Sunday morning as I drove home from work my car informed me it was -15 C (5F) outside. I drove through a landscape covered in snow, the moon was out as was all the stars and here and there I passed through frozen mist hovering 10 feet off the ground.

So coming up with a cocktail to brace yourself - the theme Doc Elliot has chosen - seems as natural as scraping ice of the windshield. But I'll let him explain:
Winter usually evokes scenes of roaring fires with glasses or mugs filled with warming liquid fortifying us against the cold and damp. Winter provides the shared universal experience that spans language, geography and the centuries – that moment just before you step out into the cold; to walk to the bus stop, hit the ski slope, shovel the snow or feed the livestock. So what adult beverages can best prepare the body and steel the will for that moment when we  go forth into Winter?

Mind you it really isn't often -15 C in Danmark, that's further north in Scandinavia. And wearing one of these is a much better way to brace yourself keep than drinking alcohol but it also cramps your style.

The Clementina Caliente has the ratio of the Last Word and the same formula of base spirit - citrus juice - Chartreuse - liqueur.

I find that it seldom fails and in this case succeeds.

  • 3 cl mezcal - I used Ilegal Joven
  • 3 cl yellow Chartreuse
  • 3 cl Ancho Reyes chile liqueur
  • 3 cl fresh squeezed clementine juice

Shake it all with ice and strain into cocktail glass garnish with a twist of peel from the clementine


January 8, 2016

Cherry Sour


10 years ago three men had a brilliant idea: The wanted to make wine from cherries. In the land of Cherry Heering that might not sound like such a groundbreaking thing but it was.

They decide to actually make wine from berries picked right at the front door of the winery, berries with different characteristics depending on where they grow.

The resulting Frederiksdal Kirsebærvin is amazing and thankfully they have been hugely succesful. One of the three men is a coworker of mine, and he have supplied me with a few bottles over the years including the cherry liqueur this sour depends on.

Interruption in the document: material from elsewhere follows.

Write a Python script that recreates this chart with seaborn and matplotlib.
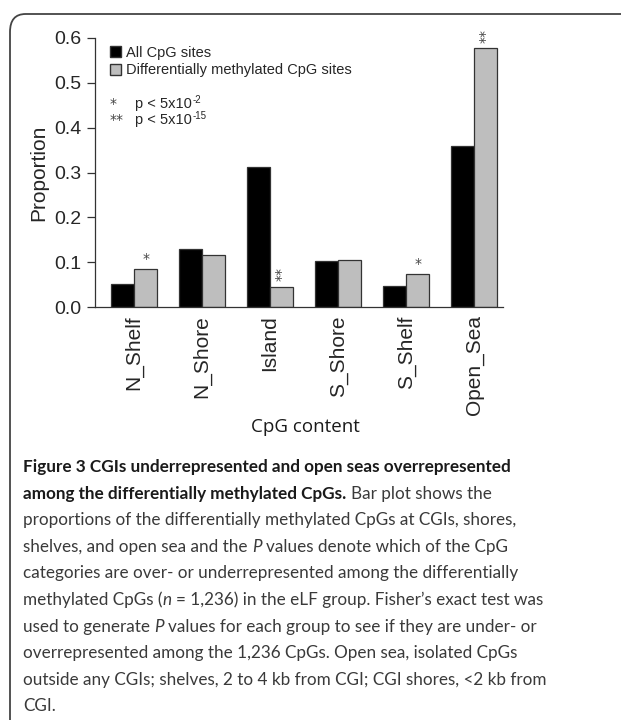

  • 6 cl Islay whiskey - I used Ardbeg 10 year old
  • 9 cl freshly squeezed juice from blood oranges
  • 0,75 cl amaretto
  • 0,75 cl simple syrup (maybe less if your oranges are sweet, mine were lovely and sour)
  • 1 cl cherry liqueur
  • 1/2 egg white
Add all but the cherry liqueur to a shaker and shake hard for 10 sekunds without ice, then add ice and shake until the shaker turns icy on the outside. Strain into lowball glass and then add the cherry liqueur - add it in one swift motion so that it settles on the bottom of the glass live a glowing, red January sunset.